═══ Supplied data

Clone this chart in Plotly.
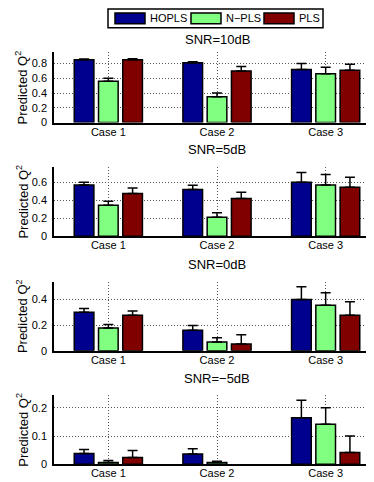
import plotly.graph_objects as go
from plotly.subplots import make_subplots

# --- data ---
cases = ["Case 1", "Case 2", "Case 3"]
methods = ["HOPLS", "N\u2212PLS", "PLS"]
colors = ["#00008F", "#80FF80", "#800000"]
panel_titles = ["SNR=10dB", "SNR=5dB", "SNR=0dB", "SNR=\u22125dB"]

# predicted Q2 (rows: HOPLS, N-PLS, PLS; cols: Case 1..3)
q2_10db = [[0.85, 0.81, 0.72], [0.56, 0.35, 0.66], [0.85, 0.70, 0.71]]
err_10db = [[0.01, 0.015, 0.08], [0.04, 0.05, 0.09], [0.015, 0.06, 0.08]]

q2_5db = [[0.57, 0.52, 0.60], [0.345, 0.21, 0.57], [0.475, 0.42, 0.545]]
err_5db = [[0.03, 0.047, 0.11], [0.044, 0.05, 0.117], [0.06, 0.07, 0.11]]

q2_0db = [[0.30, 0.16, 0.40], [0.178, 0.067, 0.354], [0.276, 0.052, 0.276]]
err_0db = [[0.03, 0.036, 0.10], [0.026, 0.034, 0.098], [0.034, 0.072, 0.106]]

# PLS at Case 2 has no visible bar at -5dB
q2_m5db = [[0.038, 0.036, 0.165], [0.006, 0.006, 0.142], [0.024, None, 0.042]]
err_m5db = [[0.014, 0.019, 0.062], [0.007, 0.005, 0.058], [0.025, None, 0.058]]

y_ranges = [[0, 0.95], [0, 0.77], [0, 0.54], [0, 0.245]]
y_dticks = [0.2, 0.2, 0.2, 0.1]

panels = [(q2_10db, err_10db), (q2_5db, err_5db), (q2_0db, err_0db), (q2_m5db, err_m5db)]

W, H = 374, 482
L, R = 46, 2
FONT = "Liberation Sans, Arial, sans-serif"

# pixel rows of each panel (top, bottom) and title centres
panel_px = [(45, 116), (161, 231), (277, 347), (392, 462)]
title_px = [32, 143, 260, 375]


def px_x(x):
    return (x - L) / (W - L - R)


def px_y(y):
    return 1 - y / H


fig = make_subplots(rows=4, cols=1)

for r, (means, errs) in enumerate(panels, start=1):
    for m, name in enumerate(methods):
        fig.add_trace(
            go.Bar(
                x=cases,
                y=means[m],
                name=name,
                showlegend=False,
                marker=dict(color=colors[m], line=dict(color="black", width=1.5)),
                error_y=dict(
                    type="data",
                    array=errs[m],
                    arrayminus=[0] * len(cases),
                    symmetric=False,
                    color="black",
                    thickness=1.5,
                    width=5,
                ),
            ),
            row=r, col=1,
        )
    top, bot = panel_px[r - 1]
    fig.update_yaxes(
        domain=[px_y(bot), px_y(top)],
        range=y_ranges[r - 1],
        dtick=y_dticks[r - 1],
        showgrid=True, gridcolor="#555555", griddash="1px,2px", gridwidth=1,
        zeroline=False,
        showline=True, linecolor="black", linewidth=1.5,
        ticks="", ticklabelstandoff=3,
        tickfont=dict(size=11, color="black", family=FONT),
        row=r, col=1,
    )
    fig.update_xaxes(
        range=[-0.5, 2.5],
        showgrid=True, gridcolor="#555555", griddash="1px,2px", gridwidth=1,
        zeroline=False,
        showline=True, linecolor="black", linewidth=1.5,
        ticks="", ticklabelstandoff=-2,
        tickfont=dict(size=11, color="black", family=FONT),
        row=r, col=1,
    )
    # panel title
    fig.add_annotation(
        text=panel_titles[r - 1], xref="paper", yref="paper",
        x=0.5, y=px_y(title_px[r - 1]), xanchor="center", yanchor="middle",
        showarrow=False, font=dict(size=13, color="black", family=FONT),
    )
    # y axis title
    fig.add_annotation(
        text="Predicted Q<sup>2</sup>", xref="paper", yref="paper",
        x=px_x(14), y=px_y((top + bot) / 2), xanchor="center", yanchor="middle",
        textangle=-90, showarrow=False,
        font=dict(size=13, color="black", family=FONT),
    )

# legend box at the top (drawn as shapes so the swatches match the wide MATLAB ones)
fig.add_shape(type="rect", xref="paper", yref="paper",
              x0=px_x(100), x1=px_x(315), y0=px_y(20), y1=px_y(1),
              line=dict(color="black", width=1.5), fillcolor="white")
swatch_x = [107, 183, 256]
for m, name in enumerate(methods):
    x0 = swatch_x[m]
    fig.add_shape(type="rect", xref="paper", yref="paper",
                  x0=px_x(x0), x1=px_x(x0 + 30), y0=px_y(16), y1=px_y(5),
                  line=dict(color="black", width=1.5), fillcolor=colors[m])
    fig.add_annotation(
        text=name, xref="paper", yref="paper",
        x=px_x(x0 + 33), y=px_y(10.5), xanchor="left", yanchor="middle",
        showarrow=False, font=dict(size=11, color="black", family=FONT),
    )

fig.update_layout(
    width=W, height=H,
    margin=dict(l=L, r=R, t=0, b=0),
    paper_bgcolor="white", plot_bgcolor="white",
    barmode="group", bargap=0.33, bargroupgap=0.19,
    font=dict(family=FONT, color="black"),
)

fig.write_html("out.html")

══════
═══ Supplied data

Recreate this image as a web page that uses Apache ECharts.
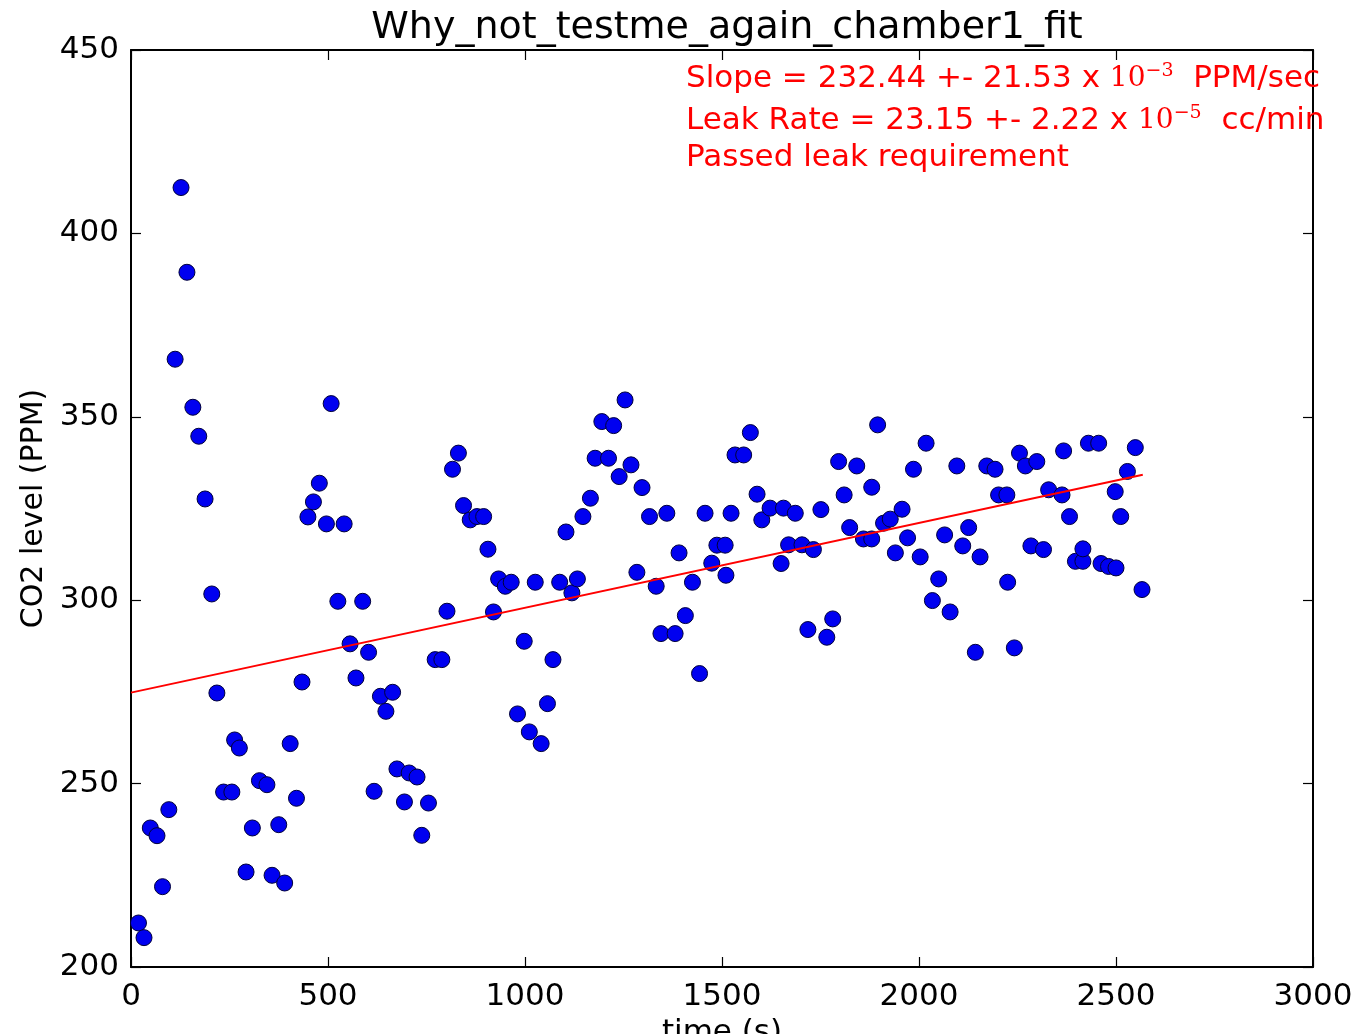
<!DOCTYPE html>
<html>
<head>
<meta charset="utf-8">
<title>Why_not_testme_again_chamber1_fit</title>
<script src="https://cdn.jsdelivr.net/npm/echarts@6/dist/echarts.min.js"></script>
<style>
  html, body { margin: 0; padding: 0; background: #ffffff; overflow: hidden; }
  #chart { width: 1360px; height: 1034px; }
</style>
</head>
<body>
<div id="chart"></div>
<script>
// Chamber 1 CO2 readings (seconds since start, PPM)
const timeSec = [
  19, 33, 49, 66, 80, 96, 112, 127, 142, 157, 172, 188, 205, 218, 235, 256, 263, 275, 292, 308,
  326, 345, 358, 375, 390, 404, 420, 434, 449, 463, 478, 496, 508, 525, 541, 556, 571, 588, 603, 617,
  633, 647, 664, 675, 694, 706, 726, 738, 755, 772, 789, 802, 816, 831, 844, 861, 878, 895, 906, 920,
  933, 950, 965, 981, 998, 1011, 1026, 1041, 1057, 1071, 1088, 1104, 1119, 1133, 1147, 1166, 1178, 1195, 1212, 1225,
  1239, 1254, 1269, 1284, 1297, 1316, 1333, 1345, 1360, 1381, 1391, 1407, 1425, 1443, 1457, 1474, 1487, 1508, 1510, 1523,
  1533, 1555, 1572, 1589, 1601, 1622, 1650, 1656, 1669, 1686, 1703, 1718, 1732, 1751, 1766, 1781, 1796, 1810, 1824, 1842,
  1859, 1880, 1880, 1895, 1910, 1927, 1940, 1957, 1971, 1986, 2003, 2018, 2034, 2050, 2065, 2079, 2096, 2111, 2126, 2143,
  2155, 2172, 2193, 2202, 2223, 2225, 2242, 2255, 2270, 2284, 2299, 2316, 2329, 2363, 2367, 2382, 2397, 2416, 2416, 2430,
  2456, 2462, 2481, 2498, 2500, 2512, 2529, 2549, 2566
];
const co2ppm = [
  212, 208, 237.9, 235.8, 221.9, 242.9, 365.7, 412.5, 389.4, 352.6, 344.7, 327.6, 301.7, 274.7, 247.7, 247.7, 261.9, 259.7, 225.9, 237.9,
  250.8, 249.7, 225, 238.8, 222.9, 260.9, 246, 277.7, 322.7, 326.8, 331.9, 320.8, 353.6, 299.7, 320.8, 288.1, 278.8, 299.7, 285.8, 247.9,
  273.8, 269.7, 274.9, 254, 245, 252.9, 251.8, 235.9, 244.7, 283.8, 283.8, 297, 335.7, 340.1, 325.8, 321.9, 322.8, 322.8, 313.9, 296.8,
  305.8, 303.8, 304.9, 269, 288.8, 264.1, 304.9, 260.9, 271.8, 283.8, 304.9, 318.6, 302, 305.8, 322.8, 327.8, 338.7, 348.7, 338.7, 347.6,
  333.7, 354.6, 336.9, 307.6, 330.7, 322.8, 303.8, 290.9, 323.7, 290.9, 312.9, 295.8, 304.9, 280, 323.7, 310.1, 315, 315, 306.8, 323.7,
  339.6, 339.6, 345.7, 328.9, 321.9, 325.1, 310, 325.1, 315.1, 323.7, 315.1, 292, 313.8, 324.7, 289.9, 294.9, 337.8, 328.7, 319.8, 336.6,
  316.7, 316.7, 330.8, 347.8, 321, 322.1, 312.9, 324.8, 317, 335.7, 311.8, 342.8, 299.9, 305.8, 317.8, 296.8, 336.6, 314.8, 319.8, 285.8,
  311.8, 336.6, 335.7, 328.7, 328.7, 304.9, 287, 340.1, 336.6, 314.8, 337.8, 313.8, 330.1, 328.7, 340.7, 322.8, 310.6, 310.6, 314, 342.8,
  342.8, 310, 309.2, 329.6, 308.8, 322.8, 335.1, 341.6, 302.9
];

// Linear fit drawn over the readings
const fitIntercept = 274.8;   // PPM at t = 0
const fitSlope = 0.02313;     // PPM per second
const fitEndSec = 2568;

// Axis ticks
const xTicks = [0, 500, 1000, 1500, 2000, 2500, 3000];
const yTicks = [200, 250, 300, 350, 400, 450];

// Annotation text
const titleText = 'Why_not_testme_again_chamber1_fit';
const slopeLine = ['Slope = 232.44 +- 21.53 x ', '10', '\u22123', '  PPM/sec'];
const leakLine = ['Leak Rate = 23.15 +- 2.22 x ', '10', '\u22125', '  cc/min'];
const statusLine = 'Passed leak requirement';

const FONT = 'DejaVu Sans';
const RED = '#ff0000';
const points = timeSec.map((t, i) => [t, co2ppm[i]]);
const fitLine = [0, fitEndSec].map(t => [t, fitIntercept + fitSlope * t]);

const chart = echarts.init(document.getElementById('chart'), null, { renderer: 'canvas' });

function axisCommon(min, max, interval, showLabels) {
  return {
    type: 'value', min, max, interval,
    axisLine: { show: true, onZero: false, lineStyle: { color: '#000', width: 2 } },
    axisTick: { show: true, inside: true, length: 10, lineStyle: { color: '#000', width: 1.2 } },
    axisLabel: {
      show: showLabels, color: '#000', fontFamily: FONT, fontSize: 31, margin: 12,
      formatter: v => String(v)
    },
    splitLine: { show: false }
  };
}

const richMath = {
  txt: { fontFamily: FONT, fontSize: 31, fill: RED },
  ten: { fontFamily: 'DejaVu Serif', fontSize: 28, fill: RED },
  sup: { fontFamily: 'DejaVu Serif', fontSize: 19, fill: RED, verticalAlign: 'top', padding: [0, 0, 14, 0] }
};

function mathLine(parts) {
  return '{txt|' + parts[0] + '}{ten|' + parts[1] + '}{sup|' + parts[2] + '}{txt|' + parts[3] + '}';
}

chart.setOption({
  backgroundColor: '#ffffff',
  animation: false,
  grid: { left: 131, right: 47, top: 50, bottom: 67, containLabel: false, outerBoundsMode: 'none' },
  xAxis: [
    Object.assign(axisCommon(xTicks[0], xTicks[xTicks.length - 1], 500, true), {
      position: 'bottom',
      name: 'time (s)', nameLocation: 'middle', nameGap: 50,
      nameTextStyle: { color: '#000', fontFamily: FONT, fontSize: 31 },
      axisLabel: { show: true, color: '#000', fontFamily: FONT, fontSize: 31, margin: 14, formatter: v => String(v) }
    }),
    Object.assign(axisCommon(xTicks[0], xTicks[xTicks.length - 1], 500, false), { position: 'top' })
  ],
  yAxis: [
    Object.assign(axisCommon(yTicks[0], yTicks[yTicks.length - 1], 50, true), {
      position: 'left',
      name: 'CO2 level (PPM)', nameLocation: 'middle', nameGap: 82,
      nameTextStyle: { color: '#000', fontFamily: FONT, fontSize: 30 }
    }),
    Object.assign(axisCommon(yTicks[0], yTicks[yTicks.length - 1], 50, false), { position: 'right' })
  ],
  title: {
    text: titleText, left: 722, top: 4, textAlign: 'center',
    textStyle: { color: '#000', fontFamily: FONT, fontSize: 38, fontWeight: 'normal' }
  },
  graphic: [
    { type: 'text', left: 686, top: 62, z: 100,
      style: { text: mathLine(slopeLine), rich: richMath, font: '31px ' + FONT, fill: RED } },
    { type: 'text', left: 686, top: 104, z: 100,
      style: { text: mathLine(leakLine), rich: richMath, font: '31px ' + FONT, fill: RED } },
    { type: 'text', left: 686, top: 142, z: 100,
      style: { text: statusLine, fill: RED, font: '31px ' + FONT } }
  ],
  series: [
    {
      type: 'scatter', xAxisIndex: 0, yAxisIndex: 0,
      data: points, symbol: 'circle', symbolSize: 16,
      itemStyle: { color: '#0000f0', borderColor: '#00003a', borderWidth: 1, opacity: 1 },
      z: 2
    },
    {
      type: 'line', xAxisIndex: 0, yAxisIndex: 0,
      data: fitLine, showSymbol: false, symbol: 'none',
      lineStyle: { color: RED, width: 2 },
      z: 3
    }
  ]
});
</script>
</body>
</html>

══════

- Task
Give again, exactly as written, only the lines that start at the one with "Clone this chart in Plotly." and end at the one with "[0.034, 0.072, 0.106]]", both included. Skip any pictures.

- Answer
Clone this chart in Plotly.
import plotly.graph_objects as go
from plotly.subplots import make_subplots

# --- data ---
cases = ["Case 1", "Case 2", "Case 3"]
methods = ["HOPLS", "N\u2212PLS", "PLS"]
colors = ["#00008F", "#80FF80", "#800000"]
panel_titles = ["SNR=10dB", "SNR=5dB", "SNR=0dB", "SNR=\u22125dB"]

# predicted Q2 (rows: HOPLS, N-PLS, PLS; cols: Case 1..3)
q2_10db = [[0.85, 0.81, 0.72], [0.56, 0.35, 0.66], [0.85, 0.70, 0.71]]
err_10db = [[0.01, 0.015, 0.08], [0.04, 0.05, 0.09], [0.015, 0.06, 0.08]]

q2_5db = [[0.57, 0.52, 0.60], [0.345, 0.21, 0.57], [0.475, 0.42, 0.545]]
err_5db = [[0.03, 0.047, 0.11], [0.044, 0.05, 0.117], [0.06, 0.07, 0.11]]

q2_0db = [[0.30, 0.16, 0.40], [0.178, 0.067, 0.354], [0.276, 0.052, 0.276]]
err_0db = [[0.03, 0.036, 0.10], [0.026, 0.034, 0.098], [0.034, 0.072, 0.106]]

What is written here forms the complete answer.